_What the exercise asks_
Copy, from the entries below, each line in which the string "this" appears.

-- BEGIN --

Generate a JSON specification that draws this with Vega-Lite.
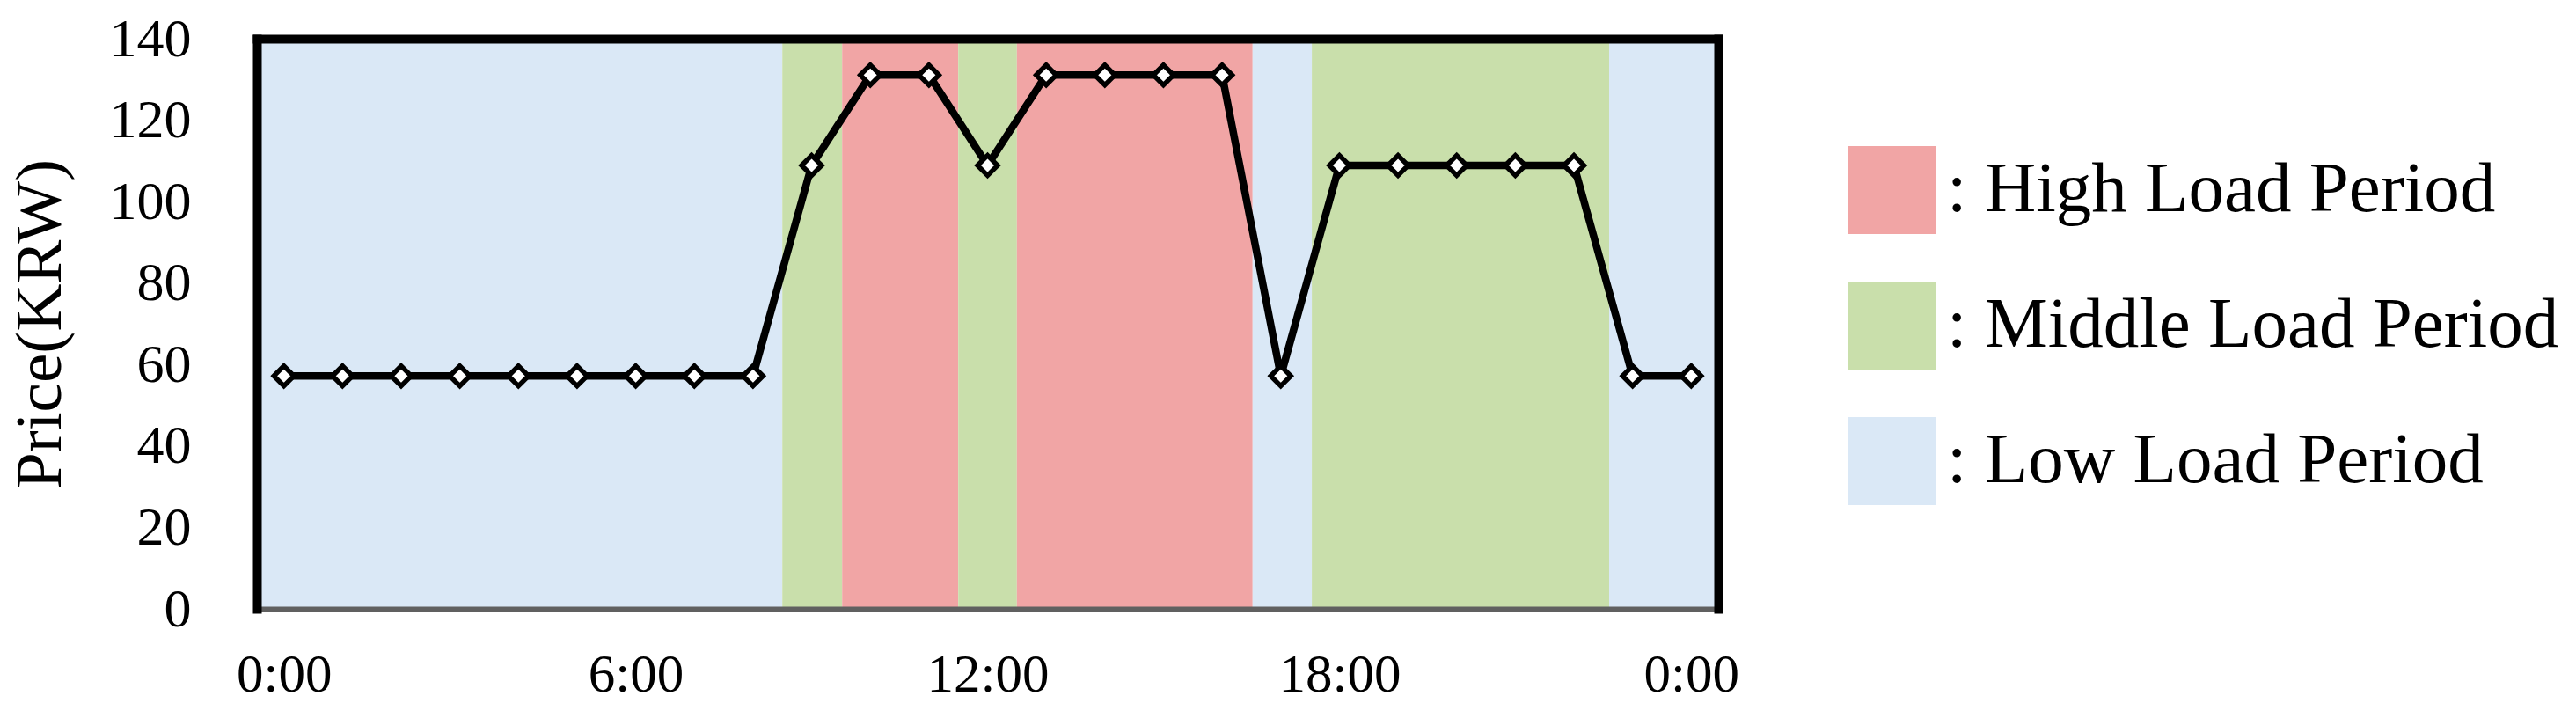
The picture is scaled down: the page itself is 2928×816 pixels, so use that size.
{
  "$schema": "https://vega.github.io/schema/vega-lite/v6.json",
  "width": 1661,
  "height": 648,
  "autosize": {"type": "none"},
  "padding": {"left": 292, "top": 44, "right": 975, "bottom": 124},
  "background": "white",
  "config": {
    "view": {"stroke": null},
    "font": "Liberation Serif"
  },
  "datasets": {
    "bands": [
      {"period": "Low Load Period", "start": -0.46, "end": 8.5},
      {"period": "Middle Load Period", "start": 8.5, "end": 9.52},
      {"period": "High Load Period", "start": 9.52, "end": 11.5},
      {"period": "Middle Load Period", "start": 11.5, "end": 12.5},
      {"period": "High Load Period", "start": 12.5, "end": 16.52},
      {"period": "Low Load Period", "start": 16.52, "end": 17.53},
      {"period": "Middle Load Period", "start": 17.53, "end": 22.6},
      {"period": "Low Load Period", "start": 22.6, "end": 24.46}
    ],
    "prices": [
      {"hour": 0, "price": 57.2},
      {"hour": 1, "price": 57.2},
      {"hour": 2, "price": 57.2},
      {"hour": 3, "price": 57.2},
      {"hour": 4, "price": 57.2},
      {"hour": 5, "price": 57.2},
      {"hour": 6, "price": 57.2},
      {"hour": 7, "price": 57.2},
      {"hour": 8, "price": 57.2},
      {"hour": 9, "price": 108.9},
      {"hour": 10, "price": 131.1},
      {"hour": 11, "price": 131.1},
      {"hour": 12, "price": 108.9},
      {"hour": 13, "price": 131.1},
      {"hour": 14, "price": 131.1},
      {"hour": 15, "price": 131.1},
      {"hour": 16, "price": 131.1},
      {"hour": 17, "price": 57.2},
      {"hour": 18, "price": 108.9},
      {"hour": 19, "price": 108.9},
      {"hour": 20, "price": 108.9},
      {"hour": 21, "price": 108.9},
      {"hour": 22, "price": 108.9},
      {"hour": 23, "price": 57.2},
      {"hour": 24, "price": 57.2}
    ]
  },
  "resolve": {"axis": {"x": "independent", "y": "independent"}},
  "layer": [
    {
      "data": {"name": "bands"},
      "mark": {"type": "rect", "opacity": 1},
      "encoding": {
        "x": {
          "field": "start", "type": "quantitative",
          "scale": {"domain": [-0.46, 24.46], "nice": false, "zero": false},
          "axis": {
            "orient": "bottom", "values": [0, 6, 12, 18, 24],
            "labelExpr": "datum.value == 24 ? '0:00' : datum.value + ':00'",
            "grid": false, "ticks": false, "title": null,
            "domainColor": "#606060", "domainWidth": 6,
            "labelFont": "Liberation Serif", "labelFontSize": 61, "labelColor": "black",
            "labelPadding": 45, "labelFlush": false, "labelOverlap": false, "zindex": 1
          }
        },
        "x2": {"field": "end"},
        "color": {
          "field": "period", "type": "nominal",
          "scale": {
            "domain": ["High Load Period", "Middle Load Period", "Low Load Period"],
            "range": ["#F1A5A5", "#C9DFAB", "#DAE8F6"]
          },
          "legend": {
            "orient": "none", "legendX": 1809, "legendY": 122,
            "title": null,
            "symbolType": "square", "symbolSize": 10000, "symbolStrokeWidth": 0, "symbolOpacity": 1,
            "labelFont": "Liberation Serif", "labelFontSize": 81, "labelColor": "black",
            "labelLimit": 2000, "labelOffset": 12, "rowPadding": 54,
            "labelExpr": "': ' + datum.label"
          }
        },
        "y": {
          "datum": 0, "type": "quantitative",
          "scale": {"domain": [0, 140], "nice": false, "zero": true},
          "axis": {
            "orient": "left", "values": [0, 20, 40, 60, 80, 100, 120, 140],
            "grid": false, "ticks": false,
            "title": "Price(KRW)", "titleFont": "Liberation Serif", "titleFontSize": 75,
            "titleFontWeight": "normal", "titleColor": "black", "titlePadding": 40,
            "domainColor": "black", "domainWidth": 10, "domainCap": "square",
            "labelFont": "Liberation Serif", "labelFontSize": 62, "labelColor": "black",
            "labelPadding": 75, "labelFlush": false, "labelOverlap": false, "zindex": 1
          }
        },
        "y2": {"datum": 140}
      }
    },
    {
      "data": {"name": "prices"},
      "mark": {"type": "line", "color": "black", "strokeWidth": 8.5},
      "encoding": {
        "x": {
          "field": "hour", "type": "quantitative",
          "scale": {"domain": [-0.46, 24.46], "nice": false, "zero": false},
          "axis": {
            "orient": "top", "labels": false, "ticks": false, "grid": false, "title": null,
            "domainColor": "black", "domainWidth": 10, "domainCap": "square", "zindex": 1
          }
        },
        "y": {
          "field": "price", "type": "quantitative",
          "scale": {"domain": [0, 140], "nice": false, "zero": true},
          "axis": {
            "orient": "right", "labels": false, "ticks": false, "grid": false, "title": null,
            "domainColor": "black", "domainWidth": 10, "domainCap": "square", "zindex": 1
          }
        }
      }
    },
    {
      "data": {"name": "prices"},
      "mark": {"type": "point", "shape": "diamond", "filled": true, "fill": "white", "stroke": "black", "strokeWidth": 5.5, "size": 520, "opacity": 1},
      "encoding": {
        "x": {"field": "hour", "type": "quantitative", "scale": {"domain": [-0.46, 24.46], "nice": false, "zero": false}, "axis": null},
        "y": {"field": "price", "type": "quantitative", "scale": {"domain": [0, 140], "nice": false, "zero": true}, "axis": null}
      }
    }
  ]
}
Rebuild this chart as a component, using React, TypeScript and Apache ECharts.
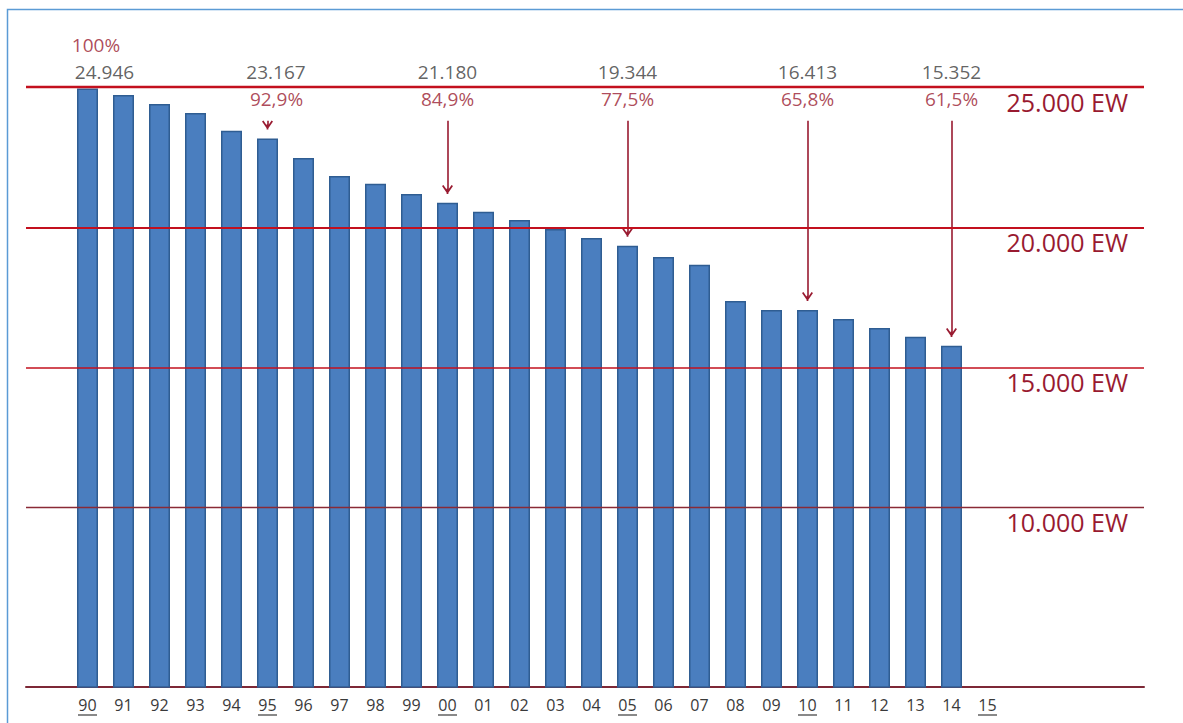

-- END --

_Reply_
Generate a JSON specification that draws this with Vega-Lite.
Rebuild this chart as a component, using React, TypeScript and Apache ECharts.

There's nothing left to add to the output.